▶ [WHAT THE TASK REQUIRES]
Word for word, transcribe the lines below and drop the pictures.

▶ [RECORDED DATA]
>>>

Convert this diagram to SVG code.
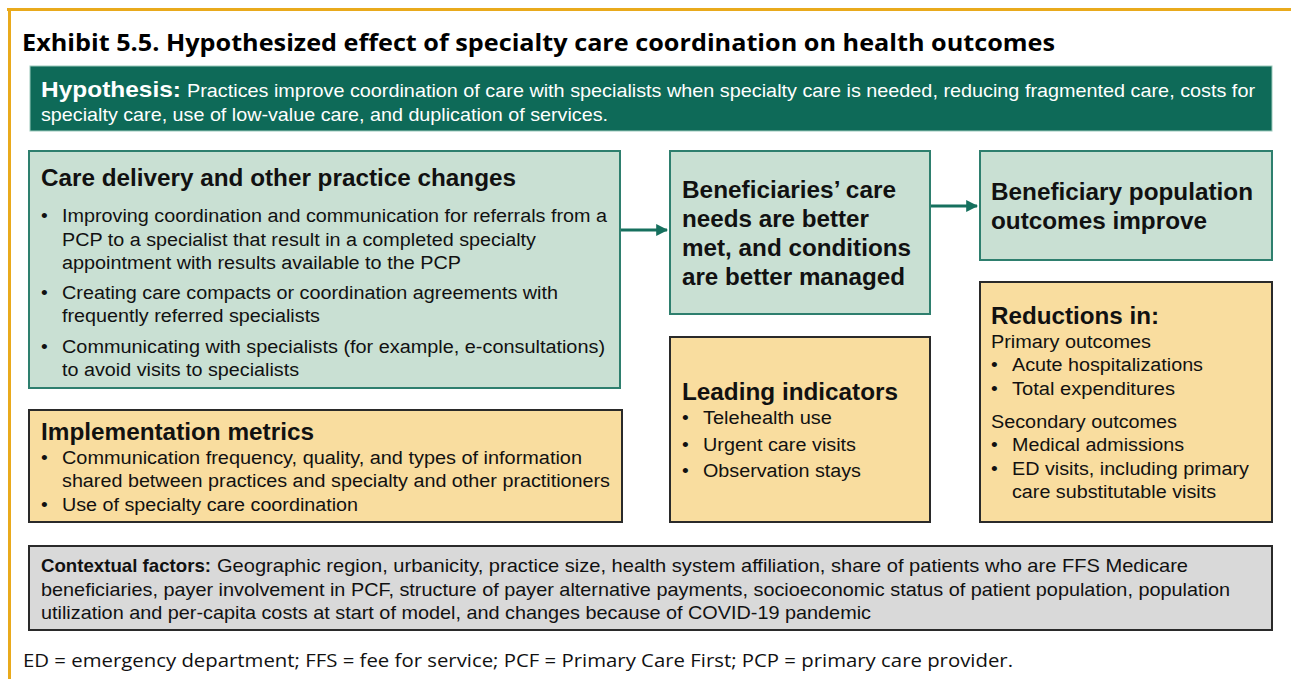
<svg xmlns="http://www.w3.org/2000/svg" width="1291" height="679" viewBox="0 0 1291 679">
<defs>
<style>
.t{font-family:"Liberation Sans",Arial,sans-serif;fill:#111}
.h{font-weight:bold;font-size:23.5px}
.b{font-size:19.2px}
.w{fill:#fff}
.g{fill:#C9E0D3;stroke:#2E7F6E;stroke-width:2}
.y{fill:#F9DD9F;stroke:#2a2a2a;stroke-width:2}
.c{stroke:#16705E;stroke-width:3;fill:none}
</style>
<marker id="ah" viewBox="0 0 10 10" refX="9" refY="5" markerWidth="4" markerHeight="4" orient="auto" markerUnits="strokeWidth">
<path d="M0,0 L10,5 L0,10 z" fill="#16705E"/>
</marker>
</defs>
<rect width="1291" height="679" fill="#fff"/>
<g id="frame">
<line x1="7" y1="9.5" x2="1291" y2="9.5" stroke="#E9AA1C" stroke-width="3"/>
<line x1="9.5" y1="8" x2="9.5" y2="679" stroke="#E9AA1C" stroke-width="3"/>
</g>
<text x="22" y="51" font-family="'Open Sans','Noto Sans',sans-serif" font-weight="bold" font-size="24" fill="#000" textLength="1033" lengthAdjust="spacingAndGlyphs">Exhibit 5.5. Hypothesized effect of specialty care coordination on health outcomes</text>

<g id="hypothesis">
<rect x="30" y="66" width="1242" height="65" fill="#0E6A58" stroke="#9ccabc" stroke-width="1"/>
<text class="t w" x="41" y="97" font-weight="bold" font-size="22" textLength="140" lengthAdjust="spacingAndGlyphs">Hypothesis:</text>
<text class="t w" x="187" y="97" font-size="18.5" textLength="1068" lengthAdjust="spacingAndGlyphs">Practices improve coordination of care with specialists when specialty care is needed, reducing fragmented care, costs for</text>
<text class="t w" x="41" y="121" font-size="18.5" textLength="567" lengthAdjust="spacingAndGlyphs">specialty care, use of low-value care, and duplication of services.</text>
</g>

<g id="care-delivery">
<rect class="g" x="29" y="151" width="591" height="237"/>
<text class="t h" x="41" y="186" textLength="475" lengthAdjust="spacingAndGlyphs">Care delivery and other practice changes</text>
<g class="t b">
<text x="41" y="222">•</text><text x="62" y="222" textLength="545" lengthAdjust="spacingAndGlyphs">Improving coordination and communication for referrals from a</text>
<text x="62" y="246" textLength="474" lengthAdjust="spacingAndGlyphs">PCP to a specialist that result in a completed specialty</text>
<text x="62" y="269" textLength="399" lengthAdjust="spacingAndGlyphs">appointment with results available to the PCP</text>
<text x="41" y="299">•</text><text x="62" y="299" textLength="496" lengthAdjust="spacingAndGlyphs">Creating care compacts or coordination agreements with</text>
<text x="62" y="322" textLength="258" lengthAdjust="spacingAndGlyphs">frequently referred specialists</text>
<text x="41" y="353">•</text><text x="62" y="353" textLength="543" lengthAdjust="spacingAndGlyphs">Communicating with specialists (for example, e-consultations)</text>
<text x="62" y="376" textLength="237" lengthAdjust="spacingAndGlyphs">to avoid visits to specialists</text>
</g>
</g>

<g id="beneficiaries-needs">
<rect class="g" x="670" y="151" width="260" height="163"/>
<g class="t h">
<text x="682" y="198" textLength="214" lengthAdjust="spacingAndGlyphs">Beneficiaries’ care</text>
<text x="682" y="227" textLength="187" lengthAdjust="spacingAndGlyphs">needs are better</text>
<text x="682" y="256" textLength="229" lengthAdjust="spacingAndGlyphs">met, and conditions</text>
<text x="682" y="285" textLength="223" lengthAdjust="spacingAndGlyphs">are better managed</text>
</g>
</g>

<g id="population-outcomes">
<rect class="g" x="980" y="151" width="292" height="109"/>
<g class="t h">
<text x="991" y="200" textLength="262" lengthAdjust="spacingAndGlyphs">Beneficiary population</text>
<text x="991" y="229" textLength="216" lengthAdjust="spacingAndGlyphs">outcomes improve</text>
</g>
</g>

<g id="implementation-metrics">
<rect class="y" x="29" y="410" width="593" height="112"/>
<text class="t h" x="41" y="440" textLength="273" lengthAdjust="spacingAndGlyphs">Implementation metrics</text>
<g class="t b">
<text x="41" y="464">•</text><text x="62" y="464" textLength="520" lengthAdjust="spacingAndGlyphs">Communication frequency, quality, and types of information</text>
<text x="62" y="487" textLength="548" lengthAdjust="spacingAndGlyphs">shared between practices and specialty and other practitioners</text>
<text x="41" y="511">•</text><text x="62" y="511" textLength="296" lengthAdjust="spacingAndGlyphs">Use of specialty care coordination</text>
</g>
</g>

<g id="leading-indicators">
<rect class="y" x="670" y="337" width="260" height="185"/>
<text class="t h" x="682" y="400" textLength="216" lengthAdjust="spacingAndGlyphs">Leading indicators</text>
<g class="t b">
<text x="682" y="424">•</text><text x="703" y="424" textLength="129" lengthAdjust="spacingAndGlyphs">Telehealth use</text>
<text x="682" y="451">•</text><text x="703" y="451" textLength="153" lengthAdjust="spacingAndGlyphs">Urgent care visits</text>
<text x="682" y="477">•</text><text x="703" y="477" textLength="158" lengthAdjust="spacingAndGlyphs">Observation stays</text>
</g>
</g>

<g id="reductions">
<rect class="y" x="980" y="282" width="292" height="240"/>
<text class="t h" x="991" y="324" textLength="168" lengthAdjust="spacingAndGlyphs">Reductions in:</text>
<g class="t b">
<text x="991" y="348" textLength="160" lengthAdjust="spacingAndGlyphs">Primary outcomes</text>
<text x="991" y="371">•</text><text x="1012" y="371" textLength="191" lengthAdjust="spacingAndGlyphs">Acute hospitalizations</text>
<text x="991" y="395">•</text><text x="1012" y="395" textLength="163" lengthAdjust="spacingAndGlyphs">Total expenditures</text>
<text x="991" y="428" textLength="186" lengthAdjust="spacingAndGlyphs">Secondary outcomes</text>
<text x="991" y="451">•</text><text x="1012" y="451" textLength="172" lengthAdjust="spacingAndGlyphs">Medical admissions</text>
<text x="991" y="475">•</text><text x="1012" y="475" textLength="237" lengthAdjust="spacingAndGlyphs">ED visits, including primary</text>
<text x="1012" y="498" textLength="204" lengthAdjust="spacingAndGlyphs">care substitutable visits</text>
</g>
</g>

<g id="contextual-factors">
<rect x="29" y="546" width="1243" height="84" fill="#D9D9D9" stroke="#2a2a2a" stroke-width="2"/>
<g class="t" font-size="18.5">
<text x="41" y="572" font-weight="bold" textLength="170" lengthAdjust="spacingAndGlyphs">Contextual factors:</text>
<text x="217" y="572" textLength="971" lengthAdjust="spacingAndGlyphs">Geographic region, urbanicity, practice size, health system affiliation, share of patients who are FFS Medicare</text>
<text x="41" y="596" textLength="1189" lengthAdjust="spacingAndGlyphs">beneficiaries, payer involvement in PCF, structure of payer alternative payments, socioeconomic status of patient population, population</text>
<text x="41" y="619" textLength="830" lengthAdjust="spacingAndGlyphs">utilization and per-capita costs at start of model, and changes because of COVID-19 pandemic</text>
</g>
</g>

<text x="23" y="667" font-family="'Open Sans','Noto Sans',sans-serif" font-size="19" fill="#111" textLength="990" lengthAdjust="spacingAndGlyphs">ED = emergency department; FFS = fee for service; PCF = Primary Care First; PCP = primary care provider.</text>

<g id="connectors">
<line class="c" x1="621" y1="230" x2="667" y2="230" marker-end="url(#ah)"/>
<line class="c" x1="931" y1="206" x2="977" y2="206" marker-end="url(#ah)"/>
</g>
</svg>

<<<

▶ [COMPLETE ANSWER]
Convert this diagram to SVG code.
<svg xmlns="http://www.w3.org/2000/svg" width="1291" height="679" viewBox="0 0 1291 679">
<defs>
<style>
.t{font-family:"Liberation Sans",Arial,sans-serif;fill:#111}
.h{font-weight:bold;font-size:23.5px}
.b{font-size:19.2px}
.w{fill:#fff}
.g{fill:#C9E0D3;stroke:#2E7F6E;stroke-width:2}
.y{fill:#F9DD9F;stroke:#2a2a2a;stroke-width:2}
.c{stroke:#16705E;stroke-width:3;fill:none}
</style>
<marker id="ah" viewBox="0 0 10 10" refX="9" refY="5" markerWidth="4" markerHeight="4" orient="auto" markerUnits="strokeWidth">
<path d="M0,0 L10,5 L0,10 z" fill="#16705E"/>
</marker>
</defs>
<rect width="1291" height="679" fill="#fff"/>
<g id="frame">
<line x1="7" y1="9.5" x2="1291" y2="9.5" stroke="#E9AA1C" stroke-width="3"/>
<line x1="9.5" y1="8" x2="9.5" y2="679" stroke="#E9AA1C" stroke-width="3"/>
</g>
<text x="22" y="51" font-family="'Open Sans','Noto Sans',sans-serif" font-weight="bold" font-size="24" fill="#000" textLength="1033" lengthAdjust="spacingAndGlyphs">Exhibit 5.5. Hypothesized effect of specialty care coordination on health outcomes</text>

<g id="hypothesis">
<rect x="30" y="66" width="1242" height="65" fill="#0E6A58" stroke="#9ccabc" stroke-width="1"/>
<text class="t w" x="41" y="97" font-weight="bold" font-size="22" textLength="140" lengthAdjust="spacingAndGlyphs">Hypothesis:</text>
<text class="t w" x="187" y="97" font-size="18.5" textLength="1068" lengthAdjust="spacingAndGlyphs">Practices improve coordination of care with specialists when specialty care is needed, reducing fragmented care, costs for</text>
<text class="t w" x="41" y="121" font-size="18.5" textLength="567" lengthAdjust="spacingAndGlyphs">specialty care, use of low-value care, and duplication of services.</text>
</g>

<g id="care-delivery">
<rect class="g" x="29" y="151" width="591" height="237"/>
<text class="t h" x="41" y="186" textLength="475" lengthAdjust="spacingAndGlyphs">Care delivery and other practice changes</text>
<g class="t b">
<text x="41" y="222">•</text><text x="62" y="222" textLength="545" lengthAdjust="spacingAndGlyphs">Improving coordination and communication for referrals from a</text>
<text x="62" y="246" textLength="474" lengthAdjust="spacingAndGlyphs">PCP to a specialist that result in a completed specialty</text>
<text x="62" y="269" textLength="399" lengthAdjust="spacingAndGlyphs">appointment with results available to the PCP</text>
<text x="41" y="299">•</text><text x="62" y="299" textLength="496" lengthAdjust="spacingAndGlyphs">Creating care compacts or coordination agreements with</text>
<text x="62" y="322" textLength="258" lengthAdjust="spacingAndGlyphs">frequently referred specialists</text>
<text x="41" y="353">•</text><text x="62" y="353" textLength="543" lengthAdjust="spacingAndGlyphs">Communicating with specialists (for example, e-consultations)</text>
<text x="62" y="376" textLength="237" lengthAdjust="spacingAndGlyphs">to avoid visits to specialists</text>
</g>
</g>

<g id="beneficiaries-needs">
<rect class="g" x="670" y="151" width="260" height="163"/>
<g class="t h">
<text x="682" y="198" textLength="214" lengthAdjust="spacingAndGlyphs">Beneficiaries’ care</text>
<text x="682" y="227" textLength="187" lengthAdjust="spacingAndGlyphs">needs are better</text>
<text x="682" y="256" textLength="229" lengthAdjust="spacingAndGlyphs">met, and conditions</text>
<text x="682" y="285" textLength="223" lengthAdjust="spacingAndGlyphs">are better managed</text>
</g>
</g>

<g id="population-outcomes">
<rect class="g" x="980" y="151" width="292" height="109"/>
<g class="t h">
<text x="991" y="200" textLength="262" lengthAdjust="spacingAndGlyphs">Beneficiary population</text>
<text x="991" y="229" textLength="216" lengthAdjust="spacingAndGlyphs">outcomes improve</text>
</g>
</g>

<g id="implementation-metrics">
<rect class="y" x="29" y="410" width="593" height="112"/>
<text class="t h" x="41" y="440" textLength="273" lengthAdjust="spacingAndGlyphs">Implementation metrics</text>
<g class="t b">
<text x="41" y="464">•</text><text x="62" y="464" textLength="520" lengthAdjust="spacingAndGlyphs">Communication frequency, quality, and types of information</text>
<text x="62" y="487" textLength="548" lengthAdjust="spacingAndGlyphs">shared between practices and specialty and other practitioners</text>
<text x="41" y="511">•</text><text x="62" y="511" textLength="296" lengthAdjust="spacingAndGlyphs">Use of specialty care coordination</text>
</g>
</g>

<g id="leading-indicators">
<rect class="y" x="670" y="337" width="260" height="185"/>
<text class="t h" x="682" y="400" textLength="216" lengthAdjust="spacingAndGlyphs">Leading indicators</text>
<g class="t b">
<text x="682" y="424">•</text><text x="703" y="424" textLength="129" lengthAdjust="spacingAndGlyphs">Telehealth use</text>
<text x="682" y="451">•</text><text x="703" y="451" textLength="153" lengthAdjust="spacingAndGlyphs">Urgent care visits</text>
<text x="682" y="477">•</text><text x="703" y="477" textLength="158" lengthAdjust="spacingAndGlyphs">Observation stays</text>
</g>
</g>

<g id="reductions">
<rect class="y" x="980" y="282" width="292" height="240"/>
<text class="t h" x="991" y="324" textLength="168" lengthAdjust="spacingAndGlyphs">Reductions in:</text>
<g class="t b">
<text x="991" y="348" textLength="160" lengthAdjust="spacingAndGlyphs">Primary outcomes</text>
<text x="991" y="371">•</text><text x="1012" y="371" textLength="191" lengthAdjust="spacingAndGlyphs">Acute hospitalizations</text>
<text x="991" y="395">•</text><text x="1012" y="395" textLength="163" lengthAdjust="spacingAndGlyphs">Total expenditures</text>
<text x="991" y="428" textLength="186" lengthAdjust="spacingAndGlyphs">Secondary outcomes</text>
<text x="991" y="451">•</text><text x="1012" y="451" textLength="172" lengthAdjust="spacingAndGlyphs">Medical admissions</text>
<text x="991" y="475">•</text><text x="1012" y="475" textLength="237" lengthAdjust="spacingAndGlyphs">ED visits, including primary</text>
<text x="1012" y="498" textLength="204" lengthAdjust="spacingAndGlyphs">care substitutable visits</text>
</g>
</g>

<g id="contextual-factors">
<rect x="29" y="546" width="1243" height="84" fill="#D9D9D9" stroke="#2a2a2a" stroke-width="2"/>
<g class="t" font-size="18.5">
<text x="41" y="572" font-weight="bold" textLength="170" lengthAdjust="spacingAndGlyphs">Contextual factors:</text>
<text x="217" y="572" textLength="971" lengthAdjust="spacingAndGlyphs">Geographic region, urbanicity, practice size, health system affiliation, share of patients who are FFS Medicare</text>
<text x="41" y="596" textLength="1189" lengthAdjust="spacingAndGlyphs">beneficiaries, payer involvement in PCF, structure of payer alternative payments, socioeconomic status of patient population, population</text>
<text x="41" y="619" textLength="830" lengthAdjust="spacingAndGlyphs">utilization and per-capita costs at start of model, and changes because of COVID-19 pandemic</text>
</g>
</g>

<text x="23" y="667" font-family="'Open Sans','Noto Sans',sans-serif" font-size="19" fill="#111" textLength="990" lengthAdjust="spacingAndGlyphs">ED = emergency department; FFS = fee for service; PCF = Primary Care First; PCP = primary care provider.</text>

<g id="connectors">
<line class="c" x1="621" y1="230" x2="667" y2="230" marker-end="url(#ah)"/>
<line class="c" x1="931" y1="206" x2="977" y2="206" marker-end="url(#ah)"/>
</g>
</svg>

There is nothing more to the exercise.